FK: Oh, that was a downer for me because previous to the evacuation, I was -- I told you I was sixteen -- I was a senior at Cathedral High School and I had about six months to go, one semester to go, I guess, to graduate. And I was taking what's known as an academic course, a college prep course. When I went to Manzanar, one of the first things we were supposed to do was to register for school. I went and registered and there was nothing available for our class, my kind of student work, nothing, nothing at all. So I ended up not going to school. And my sister was also taking academic course here in L.A. at a Catholic high school in Lincoln Heights, St. Mary's... I forget the name of the school -- Immaculate Heart of St. Mary's? But she didn't go to school either because she was in the same boat. What they did was they concentrated on starting school up for the younger kids. If anything, if I were older, they would have made me teach one of those younger classes, I guess, because they were having trouble getting teachers initially.
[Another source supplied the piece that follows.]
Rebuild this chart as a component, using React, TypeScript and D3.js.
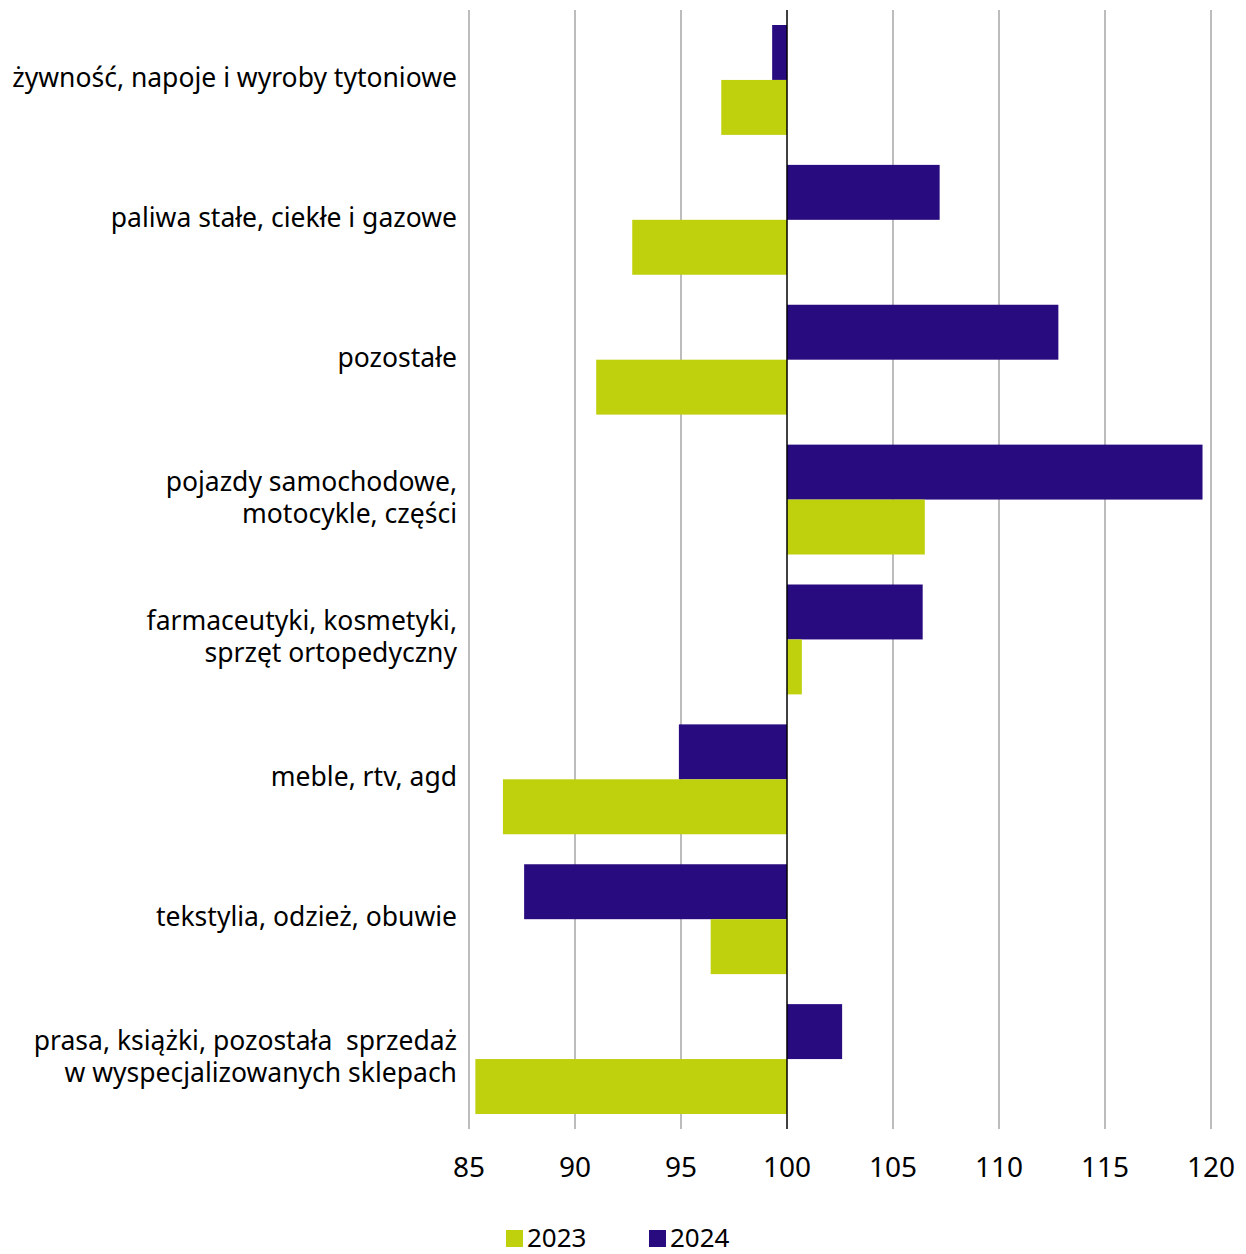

JA: So how did that affect your education? Were you ever able to --

FK: No, I never did, because when went out of camp -- when the war was over, went out of camp, came out of camp, I'd start scratching for a living. And so, went the course where a lot of people do, it's the easier way, I guess. I didn't complete my education and I finally got married.

JA: So how would you describe the impact of camp on your education?

FK: Well, that was the reason I didn't go to college I guess, because previous to the war, it would have been an automatic thing for me to go to college because my family would have been able to afford it, get me through college, but after the war there was no way. In fact, after the war when we came back to L.A., we lived in an area half of the size of the room we had in the barracks, all four of us, and we had to cook and eat there for a period of time until we got enough money to get a bigger place, and we all had to work at different jobs just to live. My father was a dishwasher in a restaurant, my mother went out to clean homes. That was hard for her because she'd have to take a bus or a streetcar all the way to the West Side from East L.A. And my sister got a job in the cafeteria at Flintridge, the high school there -- I mean, college there. And I worked as a meat packer in Vernon.